Obama und die nackten Tatsachen
Demokraten drohen bei US-Kongresswahlen herbe Verluste – auch wegen des Präsidenten
Aufmerksamkeit finden, das ist eine der ersten Pflichten im Wahlkampf, sagte sich am Wochenende auch ein 24-jähriger New Yorker und legte bei einer Veranstaltung mit Barack Obama in Philadelphia einen Nacktauftritt hin. Wenn man dann auch noch gewinnen kann – eine Million Dollar hatte der Milliardär Alki David für den ausgelobt, der sich vor dem Präsidenten entblößt und dabei den Schriftzug seiner Internetseite auf der Brust präsentiert –, dann umso besser. Aber wie nackt ist inzwischen eigentlich der Kaiser? Der kämpfte auch am Montag schon wieder und beschwor seine Anhänger bei einer Wahlveranstaltung im Haus des ehemaligen Basketball-Stars Alonzo Mourning, sich trotz schlechter Umfragewerte weiter für einen Erfolg der Demokratischen Partei bei den anstehenden Kongresswahlen zu engagieren. Anfang November entscheiden die US-amerikanischen Wähler über die Zusammensetzung des Abgeordnetenhauses und bestimmen ein Drittel der 100 Sitze im Senat neu.

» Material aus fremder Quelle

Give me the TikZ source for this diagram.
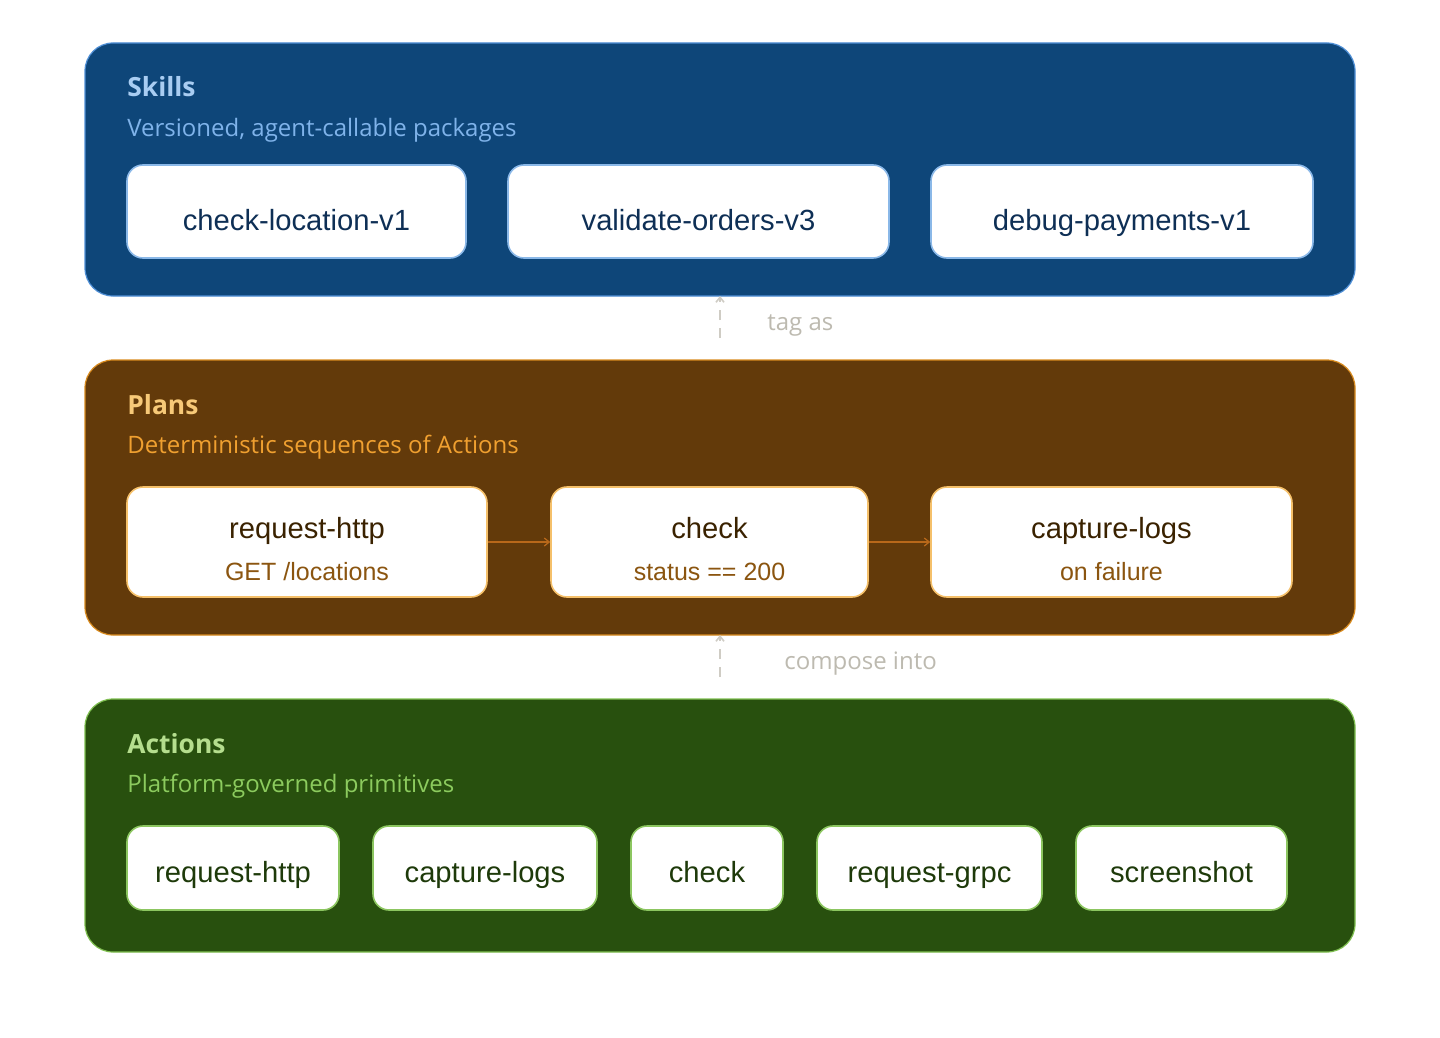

Obama warnte jetzt davor, darauf zu vertrauen, dass die oppositionellen Republikaner im Falle eines Wahlsiegs mit ihm zusammenarbeiten würden. Auch der These, dass sie sich mit einer eigenen Kongressmehrheit nicht mehr aus der Verantwortung stehlen und so ein angenehmerer Gegner als bislang sein könnten, kann der Präsident nicht viel abgewinnen. So ticke er nicht, »weil ich darüber nachdenke, wie ich das Land voranbringen kann«. Schließlich wolle er beispielsweise dafür sorgen, dass die USA das beste Erziehungssystem der Welt haben, und Technologien zur umweltfreundlichen Energieerzeugung fördern. Das Weiße Haus jedenfalls wird künftig von zwei Solaranlagen geschmückt, um die Bürger dazu zu animieren, selbst auf Sonnenenergie zu setzen.
Ob Obama damit viele Wähler gewinnen kann, bezweifeln Beobachter. Die Demoskopen sagen den Konservativen bei den sogenannten Zwischenwahlen zum Parlament erhebliche Zugewinne voraus. Vor allem im Repräsentantenhaus droht den Demokraten der Verlust ihrer Mehrheit. Zumal Lobbyisten immer stärker Einfluss auf den Wahlkampf nehmen, nachdem der Oberste Gerichtshof Beschränkungen bei Spendengeldern aufgehoben hat. Laut »Washington Post« flossen bisher rund 80 Millionen Dollar (58,4 Mio Euro) in die Wahlkampfkassen, gleich fünf Mal so viel wie noch 2006. Und die Republikaner fassen dabei sieben bis acht Mal mehr ab als die Präsidentenpartei. Für Anthony Corrado vom Washingtoner Brookings-Institut besitzen die »organisierten Gruppen« hinter den Kulissen, sprich die Seilschaften aus Industrie und Finanzwelt, längst wahlentscheidende Macht.
Zugleich haben die Demokraten mit einer mangelnden Mobilisierung an der Parteibasis zu kämpfen. »Die Leute sind derzeit frustriert«, meinte der Präsident unlängst in aller Offenheit. »Sie sind ungeduldig, weil der politische Wandel so langsam vorangeht.« Vor allem scheint der einstige Hoffnungsträger selbst inzwischen zur Belastung geworden, kreiden doch immer mehr Bürger ihm die schlechte wirtschaftliche Lage und die fehlenden Jobs an. Eine Mehrheit im Lande ist heute mit seiner Amtsführung unzufrieden, obwohl weder der gewaltige Schuldenberg seines Vorgängers noch die globale Finanzkrise auf seine Kappe gehen.
Hinzu kommt das diffuse Gefühl allzu vieler Wähler in einem zum Teil tief religiösen Land, der Sohn eines Kenianers und einer US-Bürgerin sei keiner von ihnen. In Umfragen bezweifelt ein Viertel der Befragten, dass er in »Gottes eigenem Land« geboren wurde, nur ein Drittel glaubt, dass Obama Christ sei, und für jeden Zweiten ist er ein »Sozialist« – in den USA ein politisches Todesurteil. Der eloquente Intellektuelle werde häufig als »Vertreter der Elite« gesehen und löse damit angesichts der derzeitigen Politikverdrossenheit regelrechte Abwehrreflexe aus, analysiert William Galston vom Brookings-Institut. Ob er nun zu neuen Kleidern greift?